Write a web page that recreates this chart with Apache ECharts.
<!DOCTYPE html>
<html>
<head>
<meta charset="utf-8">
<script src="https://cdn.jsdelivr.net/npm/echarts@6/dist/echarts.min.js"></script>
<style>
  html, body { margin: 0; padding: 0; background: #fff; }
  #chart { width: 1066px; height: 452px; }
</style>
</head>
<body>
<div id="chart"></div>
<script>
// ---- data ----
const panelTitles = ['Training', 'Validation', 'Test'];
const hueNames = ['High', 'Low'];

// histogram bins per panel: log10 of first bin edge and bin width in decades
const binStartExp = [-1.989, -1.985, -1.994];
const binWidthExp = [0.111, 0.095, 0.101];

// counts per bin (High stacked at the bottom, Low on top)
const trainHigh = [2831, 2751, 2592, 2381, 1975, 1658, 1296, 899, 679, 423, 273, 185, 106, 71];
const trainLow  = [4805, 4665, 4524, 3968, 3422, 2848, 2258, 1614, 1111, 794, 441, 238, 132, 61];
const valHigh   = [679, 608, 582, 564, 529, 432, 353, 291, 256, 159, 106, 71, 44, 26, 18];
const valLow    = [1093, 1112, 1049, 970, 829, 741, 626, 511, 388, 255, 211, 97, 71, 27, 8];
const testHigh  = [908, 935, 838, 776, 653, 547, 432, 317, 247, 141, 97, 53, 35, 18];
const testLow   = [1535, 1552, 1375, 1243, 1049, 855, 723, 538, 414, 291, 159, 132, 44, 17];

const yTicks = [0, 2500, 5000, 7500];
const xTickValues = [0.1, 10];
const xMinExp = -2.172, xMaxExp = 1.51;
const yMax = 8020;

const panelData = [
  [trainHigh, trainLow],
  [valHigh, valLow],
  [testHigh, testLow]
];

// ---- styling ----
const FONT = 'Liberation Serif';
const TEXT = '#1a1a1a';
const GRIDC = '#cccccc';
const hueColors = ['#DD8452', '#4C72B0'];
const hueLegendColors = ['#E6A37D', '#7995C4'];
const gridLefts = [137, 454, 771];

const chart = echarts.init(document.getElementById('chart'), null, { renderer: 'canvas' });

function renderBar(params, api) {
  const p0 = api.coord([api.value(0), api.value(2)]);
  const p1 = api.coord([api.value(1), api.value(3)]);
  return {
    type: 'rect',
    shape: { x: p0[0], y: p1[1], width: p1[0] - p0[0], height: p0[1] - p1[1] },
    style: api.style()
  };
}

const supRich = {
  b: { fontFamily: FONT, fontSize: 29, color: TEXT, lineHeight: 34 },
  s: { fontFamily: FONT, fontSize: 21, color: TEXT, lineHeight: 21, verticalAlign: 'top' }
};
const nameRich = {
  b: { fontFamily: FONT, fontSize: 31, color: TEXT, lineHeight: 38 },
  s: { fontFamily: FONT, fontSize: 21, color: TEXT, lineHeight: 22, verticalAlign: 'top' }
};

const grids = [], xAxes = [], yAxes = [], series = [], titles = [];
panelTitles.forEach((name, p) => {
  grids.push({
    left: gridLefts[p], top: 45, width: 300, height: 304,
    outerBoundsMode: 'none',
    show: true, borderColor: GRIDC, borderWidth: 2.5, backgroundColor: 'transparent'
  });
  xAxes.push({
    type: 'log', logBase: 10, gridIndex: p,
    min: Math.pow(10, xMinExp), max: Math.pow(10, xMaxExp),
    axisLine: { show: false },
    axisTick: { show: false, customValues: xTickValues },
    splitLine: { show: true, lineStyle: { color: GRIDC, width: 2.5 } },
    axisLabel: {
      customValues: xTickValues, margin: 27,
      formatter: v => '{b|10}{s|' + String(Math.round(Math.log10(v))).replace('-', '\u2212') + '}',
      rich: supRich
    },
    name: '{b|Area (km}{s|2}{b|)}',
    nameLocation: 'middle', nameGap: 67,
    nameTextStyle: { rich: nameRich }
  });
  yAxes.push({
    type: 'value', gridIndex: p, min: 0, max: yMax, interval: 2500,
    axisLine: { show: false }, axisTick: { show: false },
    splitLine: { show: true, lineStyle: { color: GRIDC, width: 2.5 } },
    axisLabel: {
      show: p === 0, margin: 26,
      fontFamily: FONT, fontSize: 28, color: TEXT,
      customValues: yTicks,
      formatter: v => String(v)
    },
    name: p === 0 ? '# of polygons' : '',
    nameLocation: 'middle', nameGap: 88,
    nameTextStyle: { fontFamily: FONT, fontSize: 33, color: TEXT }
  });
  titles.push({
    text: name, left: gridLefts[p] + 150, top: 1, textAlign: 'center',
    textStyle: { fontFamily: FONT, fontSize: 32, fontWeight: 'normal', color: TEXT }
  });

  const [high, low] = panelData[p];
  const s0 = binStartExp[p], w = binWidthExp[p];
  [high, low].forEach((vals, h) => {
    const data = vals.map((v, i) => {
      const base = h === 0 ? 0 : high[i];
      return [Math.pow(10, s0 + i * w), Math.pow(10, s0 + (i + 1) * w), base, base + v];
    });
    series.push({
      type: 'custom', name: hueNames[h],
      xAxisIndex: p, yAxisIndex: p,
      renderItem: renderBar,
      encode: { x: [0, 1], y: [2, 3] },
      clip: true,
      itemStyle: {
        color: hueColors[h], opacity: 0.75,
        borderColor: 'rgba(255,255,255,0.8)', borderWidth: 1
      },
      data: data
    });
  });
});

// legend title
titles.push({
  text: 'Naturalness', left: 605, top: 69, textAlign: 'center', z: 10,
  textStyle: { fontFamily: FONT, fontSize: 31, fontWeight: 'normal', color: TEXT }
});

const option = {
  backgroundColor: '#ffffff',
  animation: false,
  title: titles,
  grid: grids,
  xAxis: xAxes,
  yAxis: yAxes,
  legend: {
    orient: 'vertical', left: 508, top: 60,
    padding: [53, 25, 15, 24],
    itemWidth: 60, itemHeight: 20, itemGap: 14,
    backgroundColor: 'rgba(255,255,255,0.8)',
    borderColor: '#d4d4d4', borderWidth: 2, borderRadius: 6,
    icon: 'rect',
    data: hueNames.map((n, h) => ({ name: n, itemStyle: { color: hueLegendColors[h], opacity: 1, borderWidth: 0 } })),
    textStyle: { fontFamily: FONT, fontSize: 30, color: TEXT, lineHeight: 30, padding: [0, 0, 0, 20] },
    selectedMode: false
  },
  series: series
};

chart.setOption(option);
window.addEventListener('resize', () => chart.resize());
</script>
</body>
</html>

**DO THIS**
Every line above should be retyped exactly as given.

**EXERCISE RESULT**
Write a web page that recreates this chart with Apache ECharts.
<!DOCTYPE html>
<html>
<head>
<meta charset="utf-8">
<script src="https://cdn.jsdelivr.net/npm/echarts@6/dist/echarts.min.js"></script>
<style>
  html, body { margin: 0; padding: 0; background: #fff; }
  #chart { width: 1066px; height: 452px; }
</style>
</head>
<body>
<div id="chart"></div>
<script>
// ---- data ----
const panelTitles = ['Training', 'Validation', 'Test'];
const hueNames = ['High', 'Low'];

// histogram bins per panel: log10 of first bin edge and bin width in decades
const binStartExp = [-1.989, -1.985, -1.994];
const binWidthExp = [0.111, 0.095, 0.101];

// counts per bin (High stacked at the bottom, Low on top)
const trainHigh = [2831, 2751, 2592, 2381, 1975, 1658, 1296, 899, 679, 423, 273, 185, 106, 71];
const trainLow  = [4805, 4665, 4524, 3968, 3422, 2848, 2258, 1614, 1111, 794, 441, 238, 132, 61];
const valHigh   = [679, 608, 582, 564, 529, 432, 353, 291, 256, 159, 106, 71, 44, 26, 18];
const valLow    = [1093, 1112, 1049, 970, 829, 741, 626, 511, 388, 255, 211, 97, 71, 27, 8];
const testHigh  = [908, 935, 838, 776, 653, 547, 432, 317, 247, 141, 97, 53, 35, 18];
const testLow   = [1535, 1552, 1375, 1243, 1049, 855, 723, 538, 414, 291, 159, 132, 44, 17];

const yTicks = [0, 2500, 5000, 7500];
const xTickValues = [0.1, 10];
const xMinExp = -2.172, xMaxExp = 1.51;
const yMax = 8020;

const panelData = [
  [trainHigh, trainLow],
  [valHigh, valLow],
  [testHigh, testLow]
];

// ---- styling ----
const FONT = 'Liberation Serif';
const TEXT = '#1a1a1a';
const GRIDC = '#cccccc';
const hueColors = ['#DD8452', '#4C72B0'];
const hueLegendColors = ['#E6A37D', '#7995C4'];
const gridLefts = [137, 454, 771];

const chart = echarts.init(document.getElementById('chart'), null, { renderer: 'canvas' });

function renderBar(params, api) {
  const p0 = api.coord([api.value(0), api.value(2)]);
  const p1 = api.coord([api.value(1), api.value(3)]);
  return {
    type: 'rect',
    shape: { x: p0[0], y: p1[1], width: p1[0] - p0[0], height: p0[1] - p1[1] },
    style: api.style()
  };
}

const supRich = {
  b: { fontFamily: FONT, fontSize: 29, color: TEXT, lineHeight: 34 },
  s: { fontFamily: FONT, fontSize: 21, color: TEXT, lineHeight: 21, verticalAlign: 'top' }
};
const nameRich = {
  b: { fontFamily: FONT, fontSize: 31, color: TEXT, lineHeight: 38 },
  s: { fontFamily: FONT, fontSize: 21, color: TEXT, lineHeight: 22, verticalAlign: 'top' }
};

const grids = [], xAxes = [], yAxes = [], series = [], titles = [];
panelTitles.forEach((name, p) => {
  grids.push({
    left: gridLefts[p], top: 45, width: 300, height: 304,
    outerBoundsMode: 'none',
    show: true, borderColor: GRIDC, borderWidth: 2.5, backgroundColor: 'transparent'
  });
  xAxes.push({
    type: 'log', logBase: 10, gridIndex: p,
    min: Math.pow(10, xMinExp), max: Math.pow(10, xMaxExp),
    axisLine: { show: false },
    axisTick: { show: false, customValues: xTickValues },
    splitLine: { show: true, lineStyle: { color: GRIDC, width: 2.5 } },
    axisLabel: {
      customValues: xTickValues, margin: 27,
      formatter: v => '{b|10}{s|' + String(Math.round(Math.log10(v))).replace('-', '\u2212') + '}',
      rich: supRich
    },
    name: '{b|Area (km}{s|2}{b|)}',
    nameLocation: 'middle', nameGap: 67,
    nameTextStyle: { rich: nameRich }
  });
  yAxes.push({
    type: 'value', gridIndex: p, min: 0, max: yMax, interval: 2500,
    axisLine: { show: false }, axisTick: { show: false },
    splitLine: { show: true, lineStyle: { color: GRIDC, width: 2.5 } },
    axisLabel: {
      show: p === 0, margin: 26,
      fontFamily: FONT, fontSize: 28, color: TEXT,
      customValues: yTicks,
      formatter: v => String(v)
    },
    name: p === 0 ? '# of polygons' : '',
    nameLocation: 'middle', nameGap: 88,
    nameTextStyle: { fontFamily: FONT, fontSize: 33, color: TEXT }
  });
  titles.push({
    text: name, left: gridLefts[p] + 150, top: 1, textAlign: 'center',
    textStyle: { fontFamily: FONT, fontSize: 32, fontWeight: 'normal', color: TEXT }
  });

  const [high, low] = panelData[p];
  const s0 = binStartExp[p], w = binWidthExp[p];
  [high, low].forEach((vals, h) => {
    const data = vals.map((v, i) => {
      const base = h === 0 ? 0 : high[i];
      return [Math.pow(10, s0 + i * w), Math.pow(10, s0 + (i + 1) * w), base, base + v];
    });
    series.push({
      type: 'custom', name: hueNames[h],
      xAxisIndex: p, yAxisIndex: p,
      renderItem: renderBar,
      encode: { x: [0, 1], y: [2, 3] },
      clip: true,
      itemStyle: {
        color: hueColors[h], opacity: 0.75,
        borderColor: 'rgba(255,255,255,0.8)', borderWidth: 1
      },
      data: data
    });
  });
});

// legend title
titles.push({
  text: 'Naturalness', left: 605, top: 69, textAlign: 'center', z: 10,
  textStyle: { fontFamily: FONT, fontSize: 31, fontWeight: 'normal', color: TEXT }
});

const option = {
  backgroundColor: '#ffffff',
  animation: false,
  title: titles,
  grid: grids,
  xAxis: xAxes,
  yAxis: yAxes,
  legend: {
    orient: 'vertical', left: 508, top: 60,
    padding: [53, 25, 15, 24],
    itemWidth: 60, itemHeight: 20, itemGap: 14,
    backgroundColor: 'rgba(255,255,255,0.8)',
    borderColor: '#d4d4d4', borderWidth: 2, borderRadius: 6,
    icon: 'rect',
    data: hueNames.map((n, h) => ({ name: n, itemStyle: { color: hueLegendColors[h], opacity: 1, borderWidth: 0 } })),
    textStyle: { fontFamily: FONT, fontSize: 30, color: TEXT, lineHeight: 30, padding: [0, 0, 0, 20] },
    selectedMode: false
  },
  series: series
};

chart.setOption(option);
window.addEventListener('resize', () => chart.resize());
</script>
</body>
</html>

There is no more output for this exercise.